» Given problem
Identify all lines in the data containing the string "with". Copy them out.

"""

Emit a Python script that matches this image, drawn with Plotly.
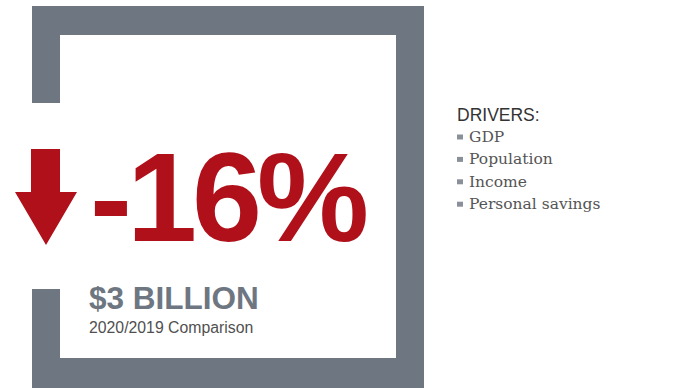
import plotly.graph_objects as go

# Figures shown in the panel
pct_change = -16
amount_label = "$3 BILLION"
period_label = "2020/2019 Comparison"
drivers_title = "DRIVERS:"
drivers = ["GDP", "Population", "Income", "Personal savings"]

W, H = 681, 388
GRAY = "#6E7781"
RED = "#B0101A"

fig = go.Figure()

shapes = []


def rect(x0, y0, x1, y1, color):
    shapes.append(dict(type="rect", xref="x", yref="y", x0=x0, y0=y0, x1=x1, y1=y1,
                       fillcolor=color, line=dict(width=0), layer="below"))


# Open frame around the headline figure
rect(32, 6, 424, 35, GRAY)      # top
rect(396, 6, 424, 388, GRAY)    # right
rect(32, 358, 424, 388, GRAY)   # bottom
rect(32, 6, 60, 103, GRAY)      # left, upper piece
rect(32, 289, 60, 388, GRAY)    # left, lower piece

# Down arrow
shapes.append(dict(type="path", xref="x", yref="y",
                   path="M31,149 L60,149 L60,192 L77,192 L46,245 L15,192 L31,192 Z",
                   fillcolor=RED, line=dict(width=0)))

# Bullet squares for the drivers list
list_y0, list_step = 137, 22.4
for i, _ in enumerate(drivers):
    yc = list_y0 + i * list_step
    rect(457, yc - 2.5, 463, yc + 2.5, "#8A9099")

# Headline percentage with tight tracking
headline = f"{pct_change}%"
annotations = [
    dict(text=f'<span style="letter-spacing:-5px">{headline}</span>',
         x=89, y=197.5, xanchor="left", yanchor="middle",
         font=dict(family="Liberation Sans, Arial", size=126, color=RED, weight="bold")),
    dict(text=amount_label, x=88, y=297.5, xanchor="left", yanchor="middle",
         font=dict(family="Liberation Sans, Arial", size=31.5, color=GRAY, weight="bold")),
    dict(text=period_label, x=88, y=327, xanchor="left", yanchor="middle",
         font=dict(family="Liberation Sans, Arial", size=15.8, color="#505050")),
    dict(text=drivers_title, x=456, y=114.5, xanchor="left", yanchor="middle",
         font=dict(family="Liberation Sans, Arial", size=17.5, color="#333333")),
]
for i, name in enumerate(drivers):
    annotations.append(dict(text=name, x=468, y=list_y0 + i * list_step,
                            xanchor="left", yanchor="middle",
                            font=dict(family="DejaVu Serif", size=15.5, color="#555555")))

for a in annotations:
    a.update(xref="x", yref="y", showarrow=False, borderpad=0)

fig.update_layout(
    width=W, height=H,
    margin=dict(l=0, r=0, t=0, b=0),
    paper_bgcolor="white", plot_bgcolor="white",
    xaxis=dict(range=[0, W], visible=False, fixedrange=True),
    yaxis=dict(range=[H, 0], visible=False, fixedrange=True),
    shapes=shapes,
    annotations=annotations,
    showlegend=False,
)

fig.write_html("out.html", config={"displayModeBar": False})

"""

» Reply
Emit a Python script that matches this image, drawn with Plotly.
# Headline percentage with tight tracking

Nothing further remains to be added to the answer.